Später wird auch ein „Elementarschaden“ für einige Waffen verfügbar, zu den Eigenschaften gehören auch (je nach Waffentyp) aufmontierte Klingen für höheren Nahkampfschaden oder Zielfernrohre für Distanzangriffe. Je nach Gegnertyp, eurer Klasse und nicht zuletzt eurer bevorzugten Methode der Feindeliminierung gilt es, den passenden Argumentationsverstärker zur richtigen Zeit parat zu haben. Das begrenzte Inventar, dass sich später Stück für Stück erweitern lässt, das An- und Verkaufssystem über Automaten und die Sammelwut machen es daher zu einem reinrassigen Action-Rollenspiel, daran gibt es nichts zu rütteln. Je nachdem mit welchen Waffen ihr euch bevorzugt durch die Einöden von Pandoira schlagt, steigert ihr eure Effizienz je länger ihr eine bestimmte Waffengattung erfolgreich einsetzt.

Neben den typischen Projektilwaffen gibt es Granaten, die auch unterschiedliche Eigenschaften wie Elementarschaden, Sekundärprojektile (also noch mehr Granate pro Granate ^.^), Kontakt- oder auch Annäherungszünder. Unerlässlich ist außerdem der Schild. Er schützt euch vor gegnerischem Feuer und regeneriert sich im Laufe der Zeit wieder. Ist der Schild leer, nehmt ihr direkt Schaden. Optimal sind Schilde, die auch die Gesundheit regenerieren. Aber hier gilt es auch, auszuprobieren und die Kombination zu finden, die zu einem selbst am besten passt. Auch ein Upgrade für den Charakter ist möglich und wird als Item im Inventar verwendet und ausgerüstet. Je nach Upgrade werden einige Werte verbessert und diverse Skills unterstützt. Die Upgrades sind klassenabhängig und sind, wenn man sie selbst nicht verwenden kann, entweder eine gute Aufwertung des Teams im Coop-Modus oder eine Geldeinnahmequelle beim Verkauf.


amplificacion de argumentacion

Was in manchen Spielen die Reittiere sind, sind in Borderlands die Fahrzeuge. Diese sind mit Waffen ausgestattet und lassen sich sehr wendig steuern. Gerade im Koop-Modus macht das einen unglaublichen Reiz aus, ein Spieler am Steuer, der andere am Geschütz.
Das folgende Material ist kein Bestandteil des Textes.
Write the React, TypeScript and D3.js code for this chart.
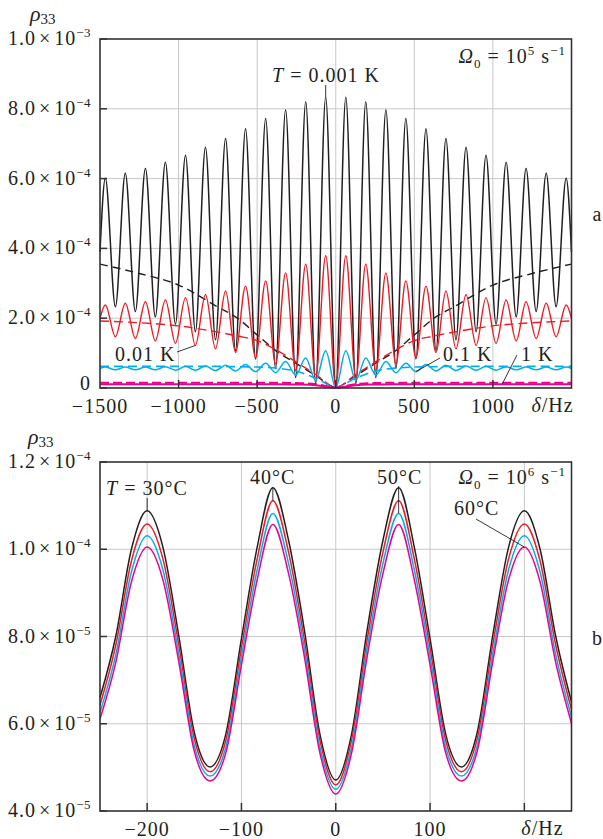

Ab einem bestimmten Punkt werden die Fahrzeuge verfügbar, relativ früh im Spiel, und sind kostenlos. Wollt ihr nicht die Kilometer an Strecke zur nächsten Stadt oder eurem Einsatzort der Quest laufen bzw. fahren, gibt es die Möglichkeit, über die Schnellreisepunkte in einem Auswahlmenü von einem Ort zum anderen zu gelangen. Ist ein Schnellreisepunkt entdeckt, könnt ihr diesen fortan dauerhaft nutzen, was speziell nützlich in Situationen ist, wo ihr ein neues Gebiet mit stärkeren Gegner gelangt und zwischenzeitlich heilen bzw. euer Loot verkaufen bzw. neue Munition kaufen müsst.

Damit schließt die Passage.